THE FACTS: Actually, Irving's affection for his mother is far from perfect, and certainly not constant. Lionel Irving, husband of Linda and a source familiar to David Irving says that last week he "lost it when he wasn't allowed to stay up to watch a rerun of Chalkzone. He screamed at Linda, saying he 'hated her guts' or something like that...he was later sent to his room." It wasn't but a day later that David Irving, according to workers at Gertrude Hawk Chocolatiers in the local Wyoming Valley Mall, was "hugging his mother...begging for one of [Gertrude Hawk's] chocolate ladybugs filled with peanut butter." Irving "eventually" got his mother to buy one, leading to "countless hugs and 'I love you's'." However, Irving has shown a near constant love of his toy train set since he received it for his birthday late last July. Based on the previous, it should be clear to more than UnNews' fact checking department that David Irving's love for his mother is not more than two standard deviations of the mean from the national average, and is therefore unremarkable.

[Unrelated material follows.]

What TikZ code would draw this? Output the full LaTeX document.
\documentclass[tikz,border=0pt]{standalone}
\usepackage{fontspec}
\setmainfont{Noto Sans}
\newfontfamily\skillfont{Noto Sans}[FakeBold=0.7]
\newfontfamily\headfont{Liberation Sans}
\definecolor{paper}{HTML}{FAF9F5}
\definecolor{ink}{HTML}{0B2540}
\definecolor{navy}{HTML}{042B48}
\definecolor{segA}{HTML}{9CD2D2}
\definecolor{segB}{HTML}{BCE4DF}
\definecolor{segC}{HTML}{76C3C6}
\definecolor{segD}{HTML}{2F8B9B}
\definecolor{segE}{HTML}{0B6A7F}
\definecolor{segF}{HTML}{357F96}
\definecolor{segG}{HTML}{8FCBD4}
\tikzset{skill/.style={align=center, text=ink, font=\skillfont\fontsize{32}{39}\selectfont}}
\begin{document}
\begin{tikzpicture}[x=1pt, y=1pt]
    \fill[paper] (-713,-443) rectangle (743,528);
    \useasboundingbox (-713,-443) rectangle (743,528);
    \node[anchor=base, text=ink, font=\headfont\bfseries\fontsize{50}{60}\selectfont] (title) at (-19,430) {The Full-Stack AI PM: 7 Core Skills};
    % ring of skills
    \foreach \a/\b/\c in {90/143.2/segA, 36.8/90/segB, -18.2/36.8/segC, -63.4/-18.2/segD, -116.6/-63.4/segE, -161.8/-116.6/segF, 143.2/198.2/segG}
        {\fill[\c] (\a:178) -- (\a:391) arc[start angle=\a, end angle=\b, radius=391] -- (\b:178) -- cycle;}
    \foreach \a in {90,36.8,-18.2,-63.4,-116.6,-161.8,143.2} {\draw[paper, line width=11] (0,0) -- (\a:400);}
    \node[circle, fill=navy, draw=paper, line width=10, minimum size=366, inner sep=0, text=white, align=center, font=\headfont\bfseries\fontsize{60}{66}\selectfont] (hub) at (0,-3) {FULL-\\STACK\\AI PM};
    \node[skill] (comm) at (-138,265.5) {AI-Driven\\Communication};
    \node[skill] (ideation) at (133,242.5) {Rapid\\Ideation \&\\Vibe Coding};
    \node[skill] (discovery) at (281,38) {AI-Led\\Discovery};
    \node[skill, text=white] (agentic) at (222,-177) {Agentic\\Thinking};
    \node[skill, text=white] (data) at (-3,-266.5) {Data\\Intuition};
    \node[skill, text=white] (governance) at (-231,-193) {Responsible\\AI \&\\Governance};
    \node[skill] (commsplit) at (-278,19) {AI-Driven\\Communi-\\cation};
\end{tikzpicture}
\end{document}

IRVING: "Mommy I hope you liKe [the gift] as much as you liKe this card!!!"
THE FACTS: Additionally, it can be shown that likely the last thing on David's mind when he wrote this was sincere hope that his mother appreciated his gift. According to Lionel, who strongly recommended that David write the card, "In all sincerity, I think he only drew up that card to prevent [Lionel] from bugging him to do it any longer." Continued Lionel, "[i]t took quite some time to coax that kid. He demanded a 100 Grand [Bar] in exchange for drawing up the card."
IRVING: "Mommy I chosed [sic] my gift for you all by myslef [sic]!!!"
THE FACTS: Irving's claim of picking his mother's gift himself is subject to considerable doubt. In fact, neither David Irving nor his father, Lionel, chose the gift that they purchased for Linda Irving. One could give some credit to the Irvings in that they set out to the Macy*s in the aforementioned Wyoming Valley Mall with the intention of choosing a gift for Linda Irving together (already disproving David's assertion.) However, Lionel Irving's declaration of "[l]ets go out and buy mommy a gift" quickly collapsed upon itself when the two men entered the purse and handbag section of the Macy*s. According to Donna Sandroski, a saleswoman, "[t]hose two poor saps, father and son, were stumbling around the salesfloor like crazed prison wardens." Apparently, Sandroski "[sees] it all the time. [She] was obliged to help, and [she] chose the plainest, most universally-accessible purse [they] had." Added Sandroski, "What was I supposed to do? Let 'em wander around for ages, and lose a sale? I think not!"
All in all, while making some intriguing points, we at UnNews believe this card could have used a couple more rewrites before it was etched onto computer paper with crayons and bestowed upon his mother.